Сидоренко кивнул на стул.
— Сидай. Зараз все расскажи про твои преступные связи с Антантой. Учти: я усе знаю. Поэтому не бреши и не выкручивайся.
Он довольно усмехнулся, потом сурово нахмурился и свирепо гаркнул:
— Ну? Давай!
Вообще вопрос не удивил меня. После ареста я много раз бывал на допросах — и страшных, и нестрашных, всяких — и знал, что каждый нестрашный может всегда обернуться страшным.
— Позвольте, гражданин начальник, — начал я осторожно. — Я, правда, бывал за рубежом, но это случилось в годы, когда Антанты уже не было.

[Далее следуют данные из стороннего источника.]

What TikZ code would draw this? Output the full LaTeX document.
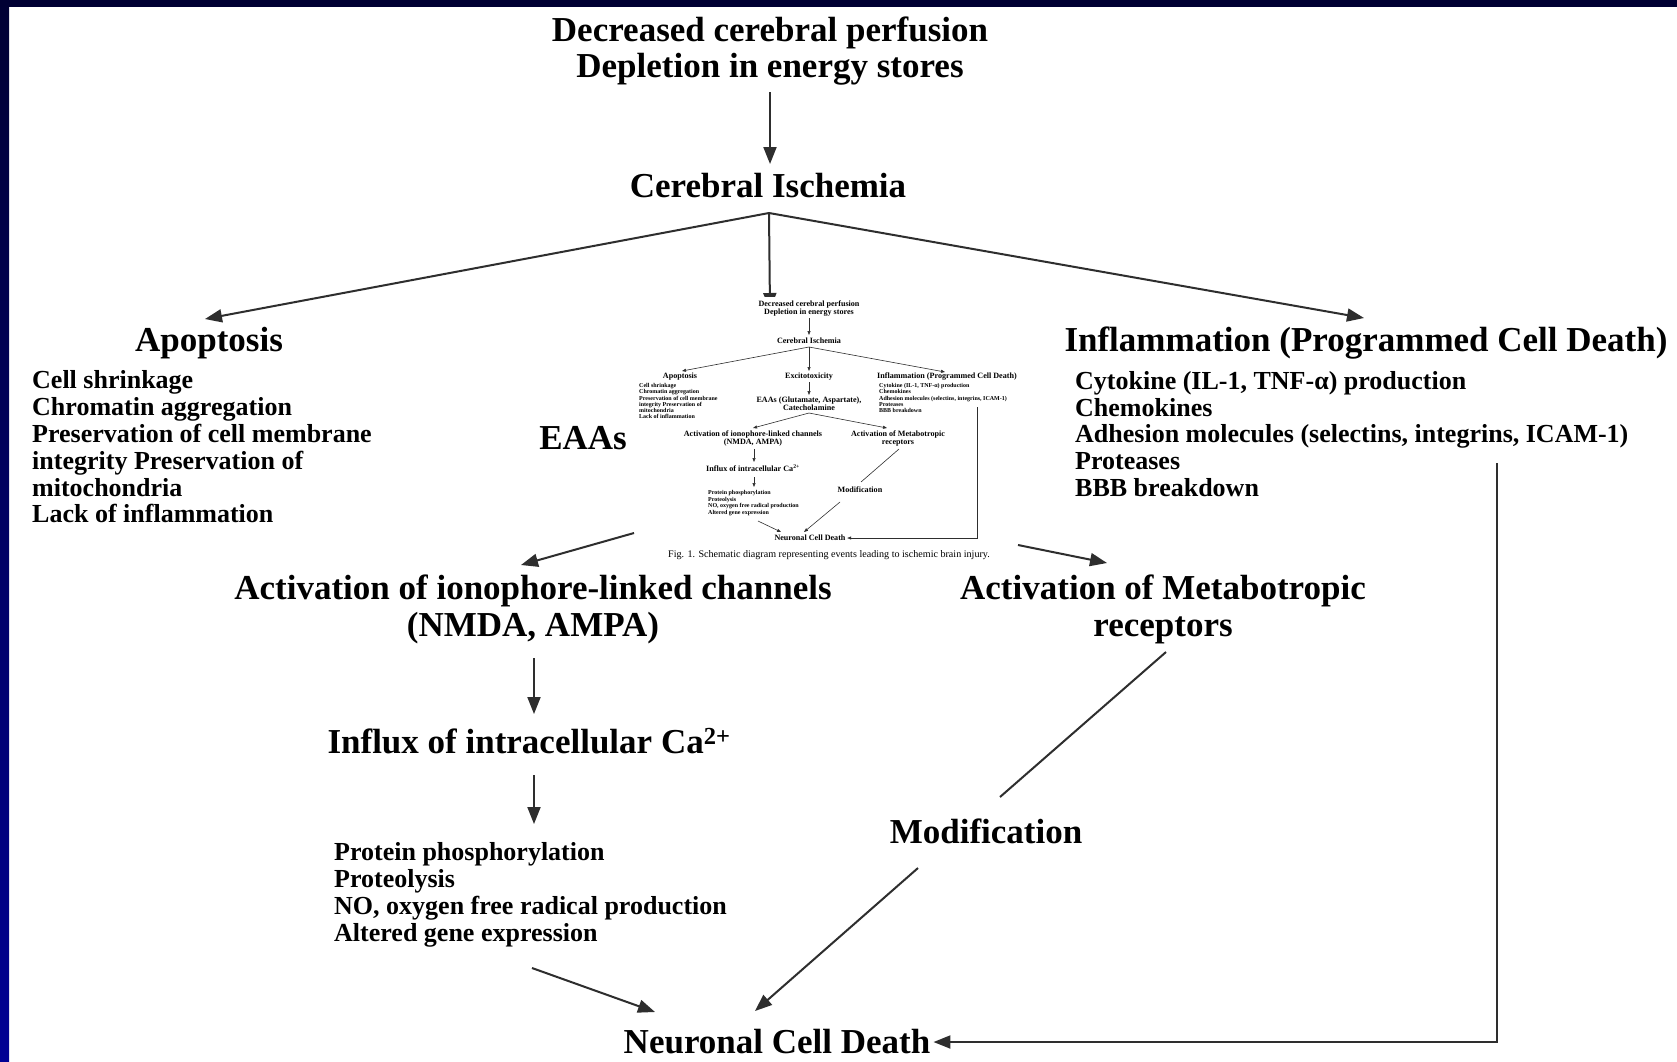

— Та куды ж вона запропастилась?
— Рассыпалась. Это всем известно.
Сидоренко посмотрел на меня озадаченно.
— Хм… Як вона рассыпаться могла? Ты зачинаешь выкручиваться, а?
Он нагнулся ко мне.
— А это што? У меня в руках письмо к тебе от этой самой Антанты. Тебе письмо чи ни? Отвечай!
Он протянул почтовую открытку. Сердце так стукнуло, что я взялся рукой за грудь.
— Это от Иоланты, моей жены! Иоланты, а не Антанты, гражданин начальник!
— На, читай, — и начальник сунул мне в руку измятую и замусоленную в чужих руках почтовую открытку. Там было написано всего несколько слов. Я опустил голову. Прошла минута, другая.
Сидоренко почесал затылок и сдвинул шапку сначала на лоб, потом набок. Другим голосом сказал, косо глядя в ночь за окном:
— Эге… Це про твою жинку? Хм… Я и сам уж пидумав, що це вона… — И вдруг, как бы желая отвлечь меня от моих мыслей, гордо откинулся в кресле, распахнул полушубок и постучал желтым от махры ногтем по ордену на груди: — Усем давным-давно известно, що Антанта рассыпалась, хай черт ее забере! Здорово мы ей давали жару пид Пятихат-кой, у Жмеринки та на Перекопе — з того ж вона и рассыпалась! Бачишь геройский орден? То-то! 3 рук самого Климента Ехремовича получив! А ты — Антанта, Антанта… Да я сам усе давно знаю про ее, суку, про лорда Керзона, про все чисто. Ну, иди спать. Эх, ты, Антанта!